#### YOUR OBJECTIVE:
Skip every picture, and extract verbatim the lines from the line containing "Clone this chart in Plotly." to the line containing "return (H - B - y) / ph", both lines included.

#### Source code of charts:
--------
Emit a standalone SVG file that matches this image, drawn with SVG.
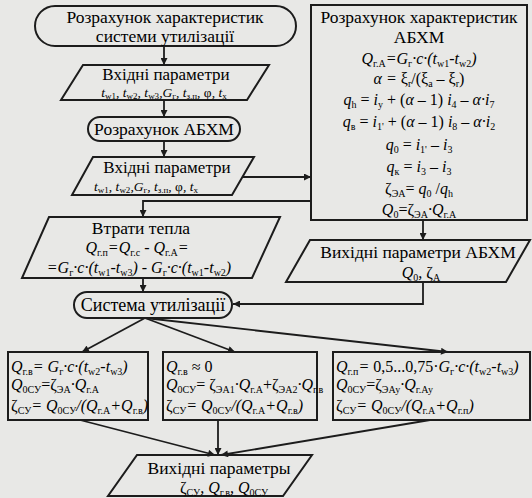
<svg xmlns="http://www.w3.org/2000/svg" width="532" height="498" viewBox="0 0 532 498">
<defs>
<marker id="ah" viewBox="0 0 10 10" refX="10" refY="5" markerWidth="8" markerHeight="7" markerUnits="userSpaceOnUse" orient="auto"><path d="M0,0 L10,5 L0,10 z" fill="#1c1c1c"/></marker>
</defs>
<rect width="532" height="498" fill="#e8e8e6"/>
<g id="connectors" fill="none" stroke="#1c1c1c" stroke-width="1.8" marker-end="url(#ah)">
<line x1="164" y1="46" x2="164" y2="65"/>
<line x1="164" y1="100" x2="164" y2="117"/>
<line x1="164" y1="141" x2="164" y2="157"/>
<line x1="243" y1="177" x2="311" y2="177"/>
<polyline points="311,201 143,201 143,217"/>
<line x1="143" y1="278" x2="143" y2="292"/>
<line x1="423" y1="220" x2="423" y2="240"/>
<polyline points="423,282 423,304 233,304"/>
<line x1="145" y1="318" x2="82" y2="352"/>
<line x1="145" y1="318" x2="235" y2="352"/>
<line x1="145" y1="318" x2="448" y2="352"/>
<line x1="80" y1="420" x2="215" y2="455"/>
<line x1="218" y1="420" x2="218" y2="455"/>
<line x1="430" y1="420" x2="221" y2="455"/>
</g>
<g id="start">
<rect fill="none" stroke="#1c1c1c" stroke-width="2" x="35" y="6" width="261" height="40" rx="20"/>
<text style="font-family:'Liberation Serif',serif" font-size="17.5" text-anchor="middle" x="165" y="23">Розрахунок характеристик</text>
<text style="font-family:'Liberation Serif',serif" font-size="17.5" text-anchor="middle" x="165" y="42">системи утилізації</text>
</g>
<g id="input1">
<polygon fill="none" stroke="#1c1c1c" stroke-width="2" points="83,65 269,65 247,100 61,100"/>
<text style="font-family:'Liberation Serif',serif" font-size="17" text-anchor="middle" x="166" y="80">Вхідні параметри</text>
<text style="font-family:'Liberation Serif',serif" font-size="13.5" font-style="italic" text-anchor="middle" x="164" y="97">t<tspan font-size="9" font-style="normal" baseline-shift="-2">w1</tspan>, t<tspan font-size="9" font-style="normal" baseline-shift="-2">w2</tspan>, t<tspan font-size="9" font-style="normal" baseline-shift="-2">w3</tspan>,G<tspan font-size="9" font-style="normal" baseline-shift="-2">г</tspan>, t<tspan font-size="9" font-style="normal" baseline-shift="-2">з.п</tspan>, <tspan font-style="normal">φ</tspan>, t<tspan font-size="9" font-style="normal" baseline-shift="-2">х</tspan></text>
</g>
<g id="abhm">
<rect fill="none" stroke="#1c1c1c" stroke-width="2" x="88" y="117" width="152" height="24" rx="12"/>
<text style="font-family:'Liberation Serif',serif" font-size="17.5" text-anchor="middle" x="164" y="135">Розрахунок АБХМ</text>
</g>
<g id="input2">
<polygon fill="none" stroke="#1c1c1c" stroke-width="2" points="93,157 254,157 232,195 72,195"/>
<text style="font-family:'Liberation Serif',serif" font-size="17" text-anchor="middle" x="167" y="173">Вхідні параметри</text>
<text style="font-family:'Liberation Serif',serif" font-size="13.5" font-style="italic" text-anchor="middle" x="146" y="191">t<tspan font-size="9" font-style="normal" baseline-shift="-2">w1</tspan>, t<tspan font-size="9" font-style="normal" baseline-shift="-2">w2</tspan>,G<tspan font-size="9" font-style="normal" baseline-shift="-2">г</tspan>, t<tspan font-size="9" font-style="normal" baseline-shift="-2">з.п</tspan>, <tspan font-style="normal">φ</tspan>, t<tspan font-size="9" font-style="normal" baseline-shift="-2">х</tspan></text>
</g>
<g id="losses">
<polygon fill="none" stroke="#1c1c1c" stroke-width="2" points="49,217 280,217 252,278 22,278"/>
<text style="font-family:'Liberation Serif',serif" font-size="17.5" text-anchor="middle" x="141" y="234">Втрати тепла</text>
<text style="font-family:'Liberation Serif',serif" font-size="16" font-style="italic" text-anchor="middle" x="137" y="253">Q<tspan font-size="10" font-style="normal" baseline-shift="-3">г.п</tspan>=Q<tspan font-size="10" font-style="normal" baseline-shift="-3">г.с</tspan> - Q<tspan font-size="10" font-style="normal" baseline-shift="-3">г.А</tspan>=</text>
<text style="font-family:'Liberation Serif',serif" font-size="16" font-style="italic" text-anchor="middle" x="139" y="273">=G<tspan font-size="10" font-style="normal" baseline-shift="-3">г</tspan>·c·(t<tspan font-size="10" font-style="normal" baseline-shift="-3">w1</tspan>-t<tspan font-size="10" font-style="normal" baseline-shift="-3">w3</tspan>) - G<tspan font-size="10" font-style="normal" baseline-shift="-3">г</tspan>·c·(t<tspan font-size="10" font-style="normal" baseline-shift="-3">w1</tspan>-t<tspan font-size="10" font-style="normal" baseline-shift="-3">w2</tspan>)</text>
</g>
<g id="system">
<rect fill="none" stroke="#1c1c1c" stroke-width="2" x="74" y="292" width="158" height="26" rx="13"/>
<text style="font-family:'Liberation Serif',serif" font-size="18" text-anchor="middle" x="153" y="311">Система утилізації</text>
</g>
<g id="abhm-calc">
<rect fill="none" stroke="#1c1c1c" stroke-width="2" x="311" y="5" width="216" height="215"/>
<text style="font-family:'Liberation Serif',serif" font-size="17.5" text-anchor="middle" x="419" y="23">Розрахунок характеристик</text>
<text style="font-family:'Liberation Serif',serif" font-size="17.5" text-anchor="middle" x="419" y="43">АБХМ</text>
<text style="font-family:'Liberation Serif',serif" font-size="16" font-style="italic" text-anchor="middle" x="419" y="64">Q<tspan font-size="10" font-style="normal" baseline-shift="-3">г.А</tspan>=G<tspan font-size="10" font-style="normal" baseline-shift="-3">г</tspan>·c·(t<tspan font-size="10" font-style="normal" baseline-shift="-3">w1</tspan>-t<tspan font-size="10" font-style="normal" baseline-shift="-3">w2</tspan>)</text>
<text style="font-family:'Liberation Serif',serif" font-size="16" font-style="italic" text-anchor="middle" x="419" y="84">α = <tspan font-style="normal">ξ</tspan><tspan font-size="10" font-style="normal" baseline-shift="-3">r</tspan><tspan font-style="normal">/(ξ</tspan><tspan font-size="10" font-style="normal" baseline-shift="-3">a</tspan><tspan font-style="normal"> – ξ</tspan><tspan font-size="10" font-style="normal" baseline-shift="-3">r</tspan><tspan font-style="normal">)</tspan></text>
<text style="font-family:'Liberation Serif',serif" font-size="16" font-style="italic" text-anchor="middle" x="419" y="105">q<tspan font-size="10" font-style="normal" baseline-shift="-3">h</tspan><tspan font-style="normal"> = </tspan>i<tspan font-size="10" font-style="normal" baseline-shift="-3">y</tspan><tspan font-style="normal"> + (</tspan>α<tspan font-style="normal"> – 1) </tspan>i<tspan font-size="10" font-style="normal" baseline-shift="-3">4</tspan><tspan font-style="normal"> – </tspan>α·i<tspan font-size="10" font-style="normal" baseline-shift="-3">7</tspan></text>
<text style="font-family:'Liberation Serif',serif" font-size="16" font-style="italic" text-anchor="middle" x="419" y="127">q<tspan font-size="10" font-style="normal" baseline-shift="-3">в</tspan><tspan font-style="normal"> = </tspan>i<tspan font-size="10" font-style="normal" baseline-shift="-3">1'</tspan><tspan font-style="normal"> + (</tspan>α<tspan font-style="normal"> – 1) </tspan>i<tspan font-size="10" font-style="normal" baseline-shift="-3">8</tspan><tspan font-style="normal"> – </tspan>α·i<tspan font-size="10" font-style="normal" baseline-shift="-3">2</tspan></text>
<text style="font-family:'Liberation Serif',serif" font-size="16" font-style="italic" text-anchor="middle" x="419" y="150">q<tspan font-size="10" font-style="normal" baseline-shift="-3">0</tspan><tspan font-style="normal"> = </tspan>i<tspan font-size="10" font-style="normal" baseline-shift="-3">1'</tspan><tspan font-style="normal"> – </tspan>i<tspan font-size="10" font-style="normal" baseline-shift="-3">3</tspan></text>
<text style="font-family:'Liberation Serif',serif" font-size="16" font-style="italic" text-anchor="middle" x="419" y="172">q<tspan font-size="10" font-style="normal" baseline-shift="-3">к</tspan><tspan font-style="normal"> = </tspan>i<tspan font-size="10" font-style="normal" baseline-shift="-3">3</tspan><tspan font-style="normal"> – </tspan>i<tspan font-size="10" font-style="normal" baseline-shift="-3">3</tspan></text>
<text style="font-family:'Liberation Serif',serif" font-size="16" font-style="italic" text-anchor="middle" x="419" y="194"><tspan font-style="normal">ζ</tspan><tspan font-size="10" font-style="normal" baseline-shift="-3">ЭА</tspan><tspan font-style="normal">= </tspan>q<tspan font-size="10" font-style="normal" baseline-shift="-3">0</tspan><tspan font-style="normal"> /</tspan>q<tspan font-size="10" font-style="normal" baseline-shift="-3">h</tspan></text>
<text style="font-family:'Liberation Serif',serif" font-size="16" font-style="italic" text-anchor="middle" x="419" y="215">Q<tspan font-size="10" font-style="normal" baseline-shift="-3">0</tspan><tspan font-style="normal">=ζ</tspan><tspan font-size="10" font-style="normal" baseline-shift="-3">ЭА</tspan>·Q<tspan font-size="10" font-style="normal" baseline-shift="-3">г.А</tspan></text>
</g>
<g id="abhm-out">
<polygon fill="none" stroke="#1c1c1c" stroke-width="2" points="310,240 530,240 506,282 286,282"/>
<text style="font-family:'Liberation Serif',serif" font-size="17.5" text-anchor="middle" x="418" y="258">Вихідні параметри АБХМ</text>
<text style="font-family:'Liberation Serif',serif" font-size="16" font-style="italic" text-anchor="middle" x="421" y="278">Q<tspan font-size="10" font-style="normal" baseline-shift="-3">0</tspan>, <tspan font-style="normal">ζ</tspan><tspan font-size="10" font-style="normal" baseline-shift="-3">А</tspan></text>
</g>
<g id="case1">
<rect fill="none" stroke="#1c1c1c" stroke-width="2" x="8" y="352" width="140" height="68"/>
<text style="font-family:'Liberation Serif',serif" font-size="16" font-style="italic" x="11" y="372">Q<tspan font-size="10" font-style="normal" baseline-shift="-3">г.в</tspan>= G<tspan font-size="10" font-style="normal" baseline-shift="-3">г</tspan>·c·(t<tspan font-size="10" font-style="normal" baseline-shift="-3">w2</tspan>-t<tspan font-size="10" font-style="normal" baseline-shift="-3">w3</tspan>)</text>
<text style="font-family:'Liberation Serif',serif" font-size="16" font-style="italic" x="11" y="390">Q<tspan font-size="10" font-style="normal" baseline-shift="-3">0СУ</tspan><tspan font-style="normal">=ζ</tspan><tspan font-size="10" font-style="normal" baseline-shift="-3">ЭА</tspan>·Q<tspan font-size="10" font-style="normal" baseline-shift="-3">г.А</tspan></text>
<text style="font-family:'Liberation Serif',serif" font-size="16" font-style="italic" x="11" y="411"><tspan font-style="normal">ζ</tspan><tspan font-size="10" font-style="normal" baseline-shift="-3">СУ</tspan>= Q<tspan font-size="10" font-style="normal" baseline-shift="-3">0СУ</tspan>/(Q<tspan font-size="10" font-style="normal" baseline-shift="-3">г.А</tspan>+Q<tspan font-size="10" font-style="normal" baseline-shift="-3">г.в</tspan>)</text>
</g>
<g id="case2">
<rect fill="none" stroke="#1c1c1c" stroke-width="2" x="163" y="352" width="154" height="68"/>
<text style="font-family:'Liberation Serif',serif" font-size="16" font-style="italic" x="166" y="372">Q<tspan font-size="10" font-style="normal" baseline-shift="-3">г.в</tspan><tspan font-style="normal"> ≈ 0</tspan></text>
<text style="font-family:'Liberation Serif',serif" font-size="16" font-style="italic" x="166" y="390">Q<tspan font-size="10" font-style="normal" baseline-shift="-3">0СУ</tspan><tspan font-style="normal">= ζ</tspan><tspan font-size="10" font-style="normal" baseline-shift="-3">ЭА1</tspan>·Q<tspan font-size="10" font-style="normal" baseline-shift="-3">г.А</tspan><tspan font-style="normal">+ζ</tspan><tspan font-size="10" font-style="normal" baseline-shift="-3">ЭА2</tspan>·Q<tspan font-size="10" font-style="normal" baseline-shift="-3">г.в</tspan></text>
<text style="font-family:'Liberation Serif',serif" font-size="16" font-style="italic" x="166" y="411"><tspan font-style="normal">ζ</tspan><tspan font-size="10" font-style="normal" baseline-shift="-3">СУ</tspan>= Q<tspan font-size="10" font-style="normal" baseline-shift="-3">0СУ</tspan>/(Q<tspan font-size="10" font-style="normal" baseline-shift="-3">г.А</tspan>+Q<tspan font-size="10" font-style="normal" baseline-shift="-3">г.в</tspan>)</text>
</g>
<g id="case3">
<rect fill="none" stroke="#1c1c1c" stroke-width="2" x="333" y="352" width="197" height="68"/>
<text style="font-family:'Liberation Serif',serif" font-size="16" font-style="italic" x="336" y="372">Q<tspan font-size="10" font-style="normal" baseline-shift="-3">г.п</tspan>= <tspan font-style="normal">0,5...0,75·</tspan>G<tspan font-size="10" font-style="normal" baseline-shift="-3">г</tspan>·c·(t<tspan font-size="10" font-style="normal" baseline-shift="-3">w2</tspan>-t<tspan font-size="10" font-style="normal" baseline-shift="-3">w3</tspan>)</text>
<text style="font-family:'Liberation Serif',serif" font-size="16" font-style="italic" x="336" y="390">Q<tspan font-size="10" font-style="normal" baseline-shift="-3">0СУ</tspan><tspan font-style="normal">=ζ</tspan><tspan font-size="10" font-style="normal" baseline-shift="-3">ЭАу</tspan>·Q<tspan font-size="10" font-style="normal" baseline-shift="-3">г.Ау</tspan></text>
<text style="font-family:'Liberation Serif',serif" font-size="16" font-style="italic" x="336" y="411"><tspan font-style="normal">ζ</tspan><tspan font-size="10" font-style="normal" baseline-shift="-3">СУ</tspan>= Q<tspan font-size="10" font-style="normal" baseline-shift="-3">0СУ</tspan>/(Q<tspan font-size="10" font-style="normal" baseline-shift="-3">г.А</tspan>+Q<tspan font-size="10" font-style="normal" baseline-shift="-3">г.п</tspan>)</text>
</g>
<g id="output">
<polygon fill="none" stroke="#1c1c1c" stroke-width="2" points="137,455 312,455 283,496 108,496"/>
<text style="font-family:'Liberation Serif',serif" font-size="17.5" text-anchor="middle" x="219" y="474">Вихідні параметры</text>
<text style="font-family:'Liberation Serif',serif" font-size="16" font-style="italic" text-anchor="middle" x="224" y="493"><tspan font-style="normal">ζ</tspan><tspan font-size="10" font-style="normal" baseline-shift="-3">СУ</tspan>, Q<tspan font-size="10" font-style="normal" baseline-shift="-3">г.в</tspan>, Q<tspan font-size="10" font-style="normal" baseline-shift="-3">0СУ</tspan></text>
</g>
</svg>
--------
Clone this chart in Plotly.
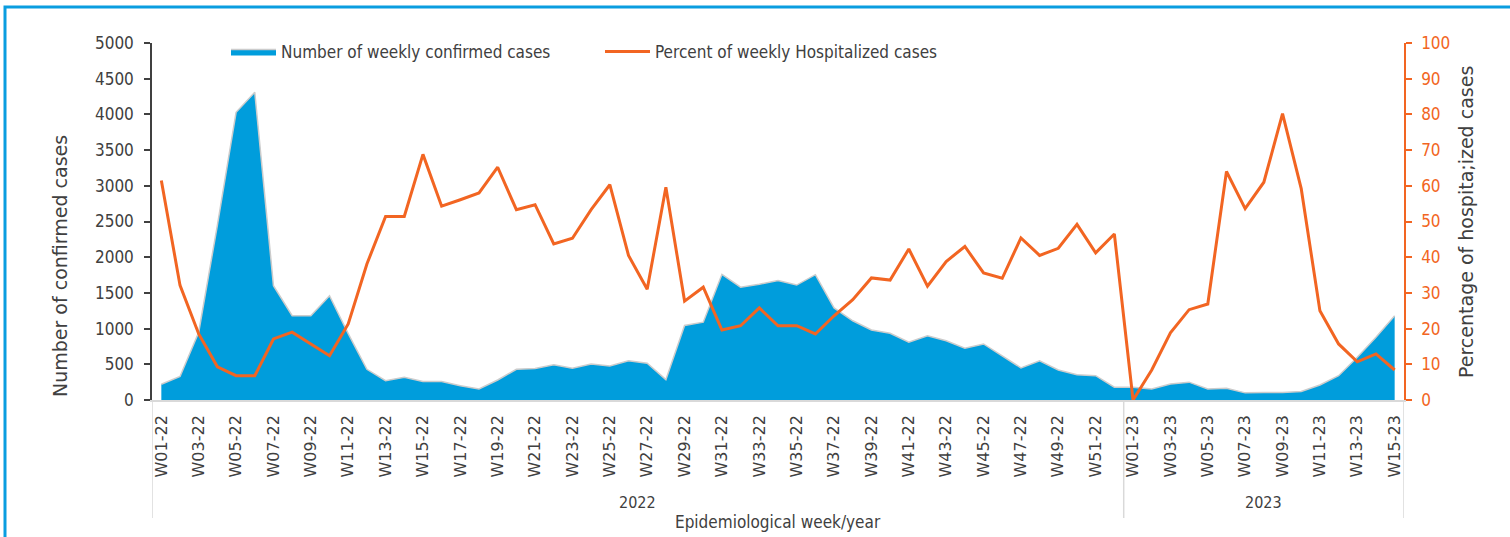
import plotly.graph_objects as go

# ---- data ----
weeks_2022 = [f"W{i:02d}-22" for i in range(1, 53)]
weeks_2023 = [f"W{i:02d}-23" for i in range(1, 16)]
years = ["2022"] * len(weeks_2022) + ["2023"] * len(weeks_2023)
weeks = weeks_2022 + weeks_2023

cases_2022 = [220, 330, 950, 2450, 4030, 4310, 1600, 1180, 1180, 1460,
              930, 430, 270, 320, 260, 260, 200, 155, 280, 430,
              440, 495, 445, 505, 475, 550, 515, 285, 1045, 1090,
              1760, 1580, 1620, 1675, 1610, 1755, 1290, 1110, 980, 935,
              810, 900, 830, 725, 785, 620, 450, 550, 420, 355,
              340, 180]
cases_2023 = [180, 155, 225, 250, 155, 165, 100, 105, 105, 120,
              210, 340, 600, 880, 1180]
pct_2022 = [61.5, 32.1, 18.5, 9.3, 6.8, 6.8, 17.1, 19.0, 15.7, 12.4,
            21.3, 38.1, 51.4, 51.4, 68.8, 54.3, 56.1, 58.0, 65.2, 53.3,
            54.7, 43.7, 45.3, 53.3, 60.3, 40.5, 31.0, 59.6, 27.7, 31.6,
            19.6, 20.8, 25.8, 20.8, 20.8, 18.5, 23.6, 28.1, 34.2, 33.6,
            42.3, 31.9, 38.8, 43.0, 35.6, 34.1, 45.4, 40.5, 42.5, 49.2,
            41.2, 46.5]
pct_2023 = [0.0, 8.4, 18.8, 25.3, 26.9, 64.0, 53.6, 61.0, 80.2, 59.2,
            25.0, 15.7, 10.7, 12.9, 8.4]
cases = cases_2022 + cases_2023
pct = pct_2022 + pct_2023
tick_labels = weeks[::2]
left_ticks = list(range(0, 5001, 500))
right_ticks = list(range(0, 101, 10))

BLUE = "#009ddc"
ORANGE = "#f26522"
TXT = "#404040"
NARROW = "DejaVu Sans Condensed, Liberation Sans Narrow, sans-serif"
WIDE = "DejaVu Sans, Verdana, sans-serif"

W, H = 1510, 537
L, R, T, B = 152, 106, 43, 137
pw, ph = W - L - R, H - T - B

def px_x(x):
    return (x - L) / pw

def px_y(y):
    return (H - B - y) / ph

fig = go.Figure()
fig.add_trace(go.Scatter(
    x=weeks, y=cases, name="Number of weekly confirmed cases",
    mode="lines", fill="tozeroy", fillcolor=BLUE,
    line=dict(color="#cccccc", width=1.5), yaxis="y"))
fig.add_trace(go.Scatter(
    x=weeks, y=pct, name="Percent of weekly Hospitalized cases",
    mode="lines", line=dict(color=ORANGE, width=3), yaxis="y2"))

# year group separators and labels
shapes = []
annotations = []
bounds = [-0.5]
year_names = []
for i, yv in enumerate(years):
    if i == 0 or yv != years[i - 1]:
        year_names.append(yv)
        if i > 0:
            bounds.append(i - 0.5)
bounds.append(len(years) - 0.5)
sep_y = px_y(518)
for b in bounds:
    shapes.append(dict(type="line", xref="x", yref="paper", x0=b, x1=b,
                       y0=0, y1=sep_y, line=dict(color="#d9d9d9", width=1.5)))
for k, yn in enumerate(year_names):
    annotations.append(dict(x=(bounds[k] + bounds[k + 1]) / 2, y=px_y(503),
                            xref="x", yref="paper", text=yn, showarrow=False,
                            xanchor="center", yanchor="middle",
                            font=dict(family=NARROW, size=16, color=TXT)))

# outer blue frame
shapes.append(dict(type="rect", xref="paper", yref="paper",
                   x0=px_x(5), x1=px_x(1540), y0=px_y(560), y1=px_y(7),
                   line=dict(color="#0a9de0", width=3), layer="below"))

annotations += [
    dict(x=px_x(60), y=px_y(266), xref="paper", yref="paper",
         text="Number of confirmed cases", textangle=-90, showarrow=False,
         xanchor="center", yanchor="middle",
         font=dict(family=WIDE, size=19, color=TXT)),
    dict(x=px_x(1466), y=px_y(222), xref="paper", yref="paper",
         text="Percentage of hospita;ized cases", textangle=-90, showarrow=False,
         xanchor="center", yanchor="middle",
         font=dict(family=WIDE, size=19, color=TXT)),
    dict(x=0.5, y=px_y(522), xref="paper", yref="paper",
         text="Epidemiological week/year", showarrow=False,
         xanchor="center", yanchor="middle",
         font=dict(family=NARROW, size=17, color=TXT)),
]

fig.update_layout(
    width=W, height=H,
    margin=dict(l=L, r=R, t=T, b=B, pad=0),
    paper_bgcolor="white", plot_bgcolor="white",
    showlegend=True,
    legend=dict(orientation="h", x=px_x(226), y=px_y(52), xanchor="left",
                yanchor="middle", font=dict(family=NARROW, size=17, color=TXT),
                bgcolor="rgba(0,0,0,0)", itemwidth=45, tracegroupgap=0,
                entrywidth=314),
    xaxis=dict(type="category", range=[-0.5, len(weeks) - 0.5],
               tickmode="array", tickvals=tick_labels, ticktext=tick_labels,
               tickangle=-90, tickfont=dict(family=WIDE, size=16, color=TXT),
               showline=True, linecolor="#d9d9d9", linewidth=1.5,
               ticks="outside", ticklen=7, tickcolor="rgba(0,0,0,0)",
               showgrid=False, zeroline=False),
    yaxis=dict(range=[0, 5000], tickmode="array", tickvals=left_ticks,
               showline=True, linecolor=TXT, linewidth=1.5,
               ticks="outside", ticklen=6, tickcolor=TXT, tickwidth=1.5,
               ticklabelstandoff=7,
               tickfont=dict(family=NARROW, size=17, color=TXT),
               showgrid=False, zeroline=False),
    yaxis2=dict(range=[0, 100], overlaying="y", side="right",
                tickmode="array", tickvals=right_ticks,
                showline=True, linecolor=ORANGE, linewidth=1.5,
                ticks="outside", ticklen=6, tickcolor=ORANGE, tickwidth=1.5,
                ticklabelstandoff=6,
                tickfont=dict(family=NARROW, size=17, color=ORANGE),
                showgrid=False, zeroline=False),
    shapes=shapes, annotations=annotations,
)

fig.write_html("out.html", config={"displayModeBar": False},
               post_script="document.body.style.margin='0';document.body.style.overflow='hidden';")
--------
#### WRITTEN SOLUTION:
Clone this chart in Plotly.
import plotly.graph_objects as go

# ---- data ----
weeks_2022 = [f"W{i:02d}-22" for i in range(1, 53)]
weeks_2023 = [f"W{i:02d}-23" for i in range(1, 16)]
years = ["2022"] * len(weeks_2022) + ["2023"] * len(weeks_2023)
weeks = weeks_2022 + weeks_2023

cases_2022 = [220, 330, 950, 2450, 4030, 4310, 1600, 1180, 1180, 1460,
              930, 430, 270, 320, 260, 260, 200, 155, 280, 430,
              440, 495, 445, 505, 475, 550, 515, 285, 1045, 1090,
              1760, 1580, 1620, 1675, 1610, 1755, 1290, 1110, 980, 935,
              810, 900, 830, 725, 785, 620, 450, 550, 420, 355,
              340, 180]
cases_2023 = [180, 155, 225, 250, 155, 165, 100, 105, 105, 120,
              210, 340, 600, 880, 1180]
pct_2022 = [61.5, 32.1, 18.5, 9.3, 6.8, 6.8, 17.1, 19.0, 15.7, 12.4,
            21.3, 38.1, 51.4, 51.4, 68.8, 54.3, 56.1, 58.0, 65.2, 53.3,
            54.7, 43.7, 45.3, 53.3, 60.3, 40.5, 31.0, 59.6, 27.7, 31.6,
            19.6, 20.8, 25.8, 20.8, 20.8, 18.5, 23.6, 28.1, 34.2, 33.6,
            42.3, 31.9, 38.8, 43.0, 35.6, 34.1, 45.4, 40.5, 42.5, 49.2,
            41.2, 46.5]
pct_2023 = [0.0, 8.4, 18.8, 25.3, 26.9, 64.0, 53.6, 61.0, 80.2, 59.2,
            25.0, 15.7, 10.7, 12.9, 8.4]
cases = cases_2022 + cases_2023
pct = pct_2022 + pct_2023
tick_labels = weeks[::2]
left_ticks = list(range(0, 5001, 500))
right_ticks = list(range(0, 101, 10))

BLUE = "#009ddc"
ORANGE = "#f26522"
TXT = "#404040"
NARROW = "DejaVu Sans Condensed, Liberation Sans Narrow, sans-serif"
WIDE = "DejaVu Sans, Verdana, sans-serif"

W, H = 1510, 537
L, R, T, B = 152, 106, 43, 137
pw, ph = W - L - R, H - T - B

def px_x(x):
    return (x - L) / pw

def px_y(y):
    return (H - B - y) / ph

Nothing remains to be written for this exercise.